Pero lo más interesante de esta postura —a la que no estoy tratando de afiliarte, claro está— es que, a diferencia del creyente, que acepta sin reservas y desde el fondo de su corazón la existencia de Dios o de la divinidad; y del ateo, que niega con el mismo fervor y convencimiento su inexistencia, el agnóstico está en un continuo proceso de indagación, constantemente poniendo en tela de juicio sus propias creencias y conclusiones a partir de la información que obtiene en sus pesquisas y de las evidencias disponibles.
En otras palabras, decir “no sé” es una manera sencilla y alegórica de definir al agnosticismo —de hecho, a veces se le simboliza con un signo de interrogación—, pero la actitud del agnóstico dista mucho de conformarse con la admisión de su propia ignorancia: en cambio, halla en sus dudas el impulso para examinar, cuestionar y llegar tan lejos como su razón y el conocimiento existente se lo permita, pero siempre admite la posibilidad de que existan fenómenos o realidades para los que no existe explicación en un momento determinado. Y ahí es donde, como Sócrates, no cree saber lo que no sabe y tampoco presume de poder explicarlo todo.
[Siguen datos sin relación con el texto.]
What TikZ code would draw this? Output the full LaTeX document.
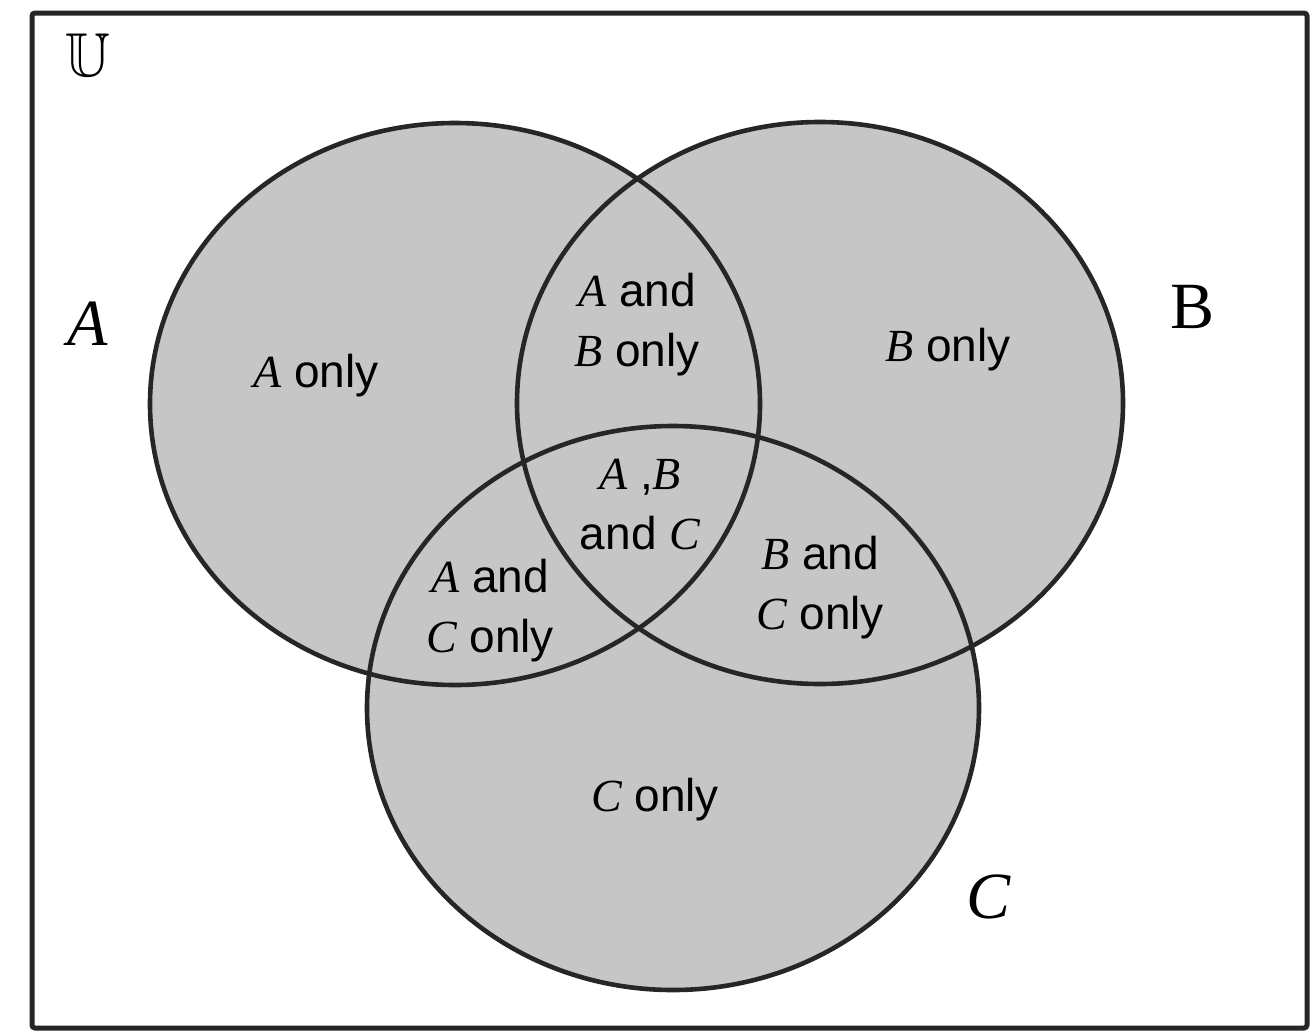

Así como los microbios, los protones, los agujeros negros y la materia oscura eran ideas totalmente incomprensibles e inalcanzables para la comprensión humana de hace quinientos años, quizá dentro de otro medio milenio asuntos como los fantasmas, los sueños proféticos, los viajes en el tiempo, los universos paralelos y las apariciones de ángeles tengan otra explicación que no sea la superstición, la fantasía o la alucinación. Pero, por ahora, me conformo con ponerme socrático y decir, simplemente, “no sé”.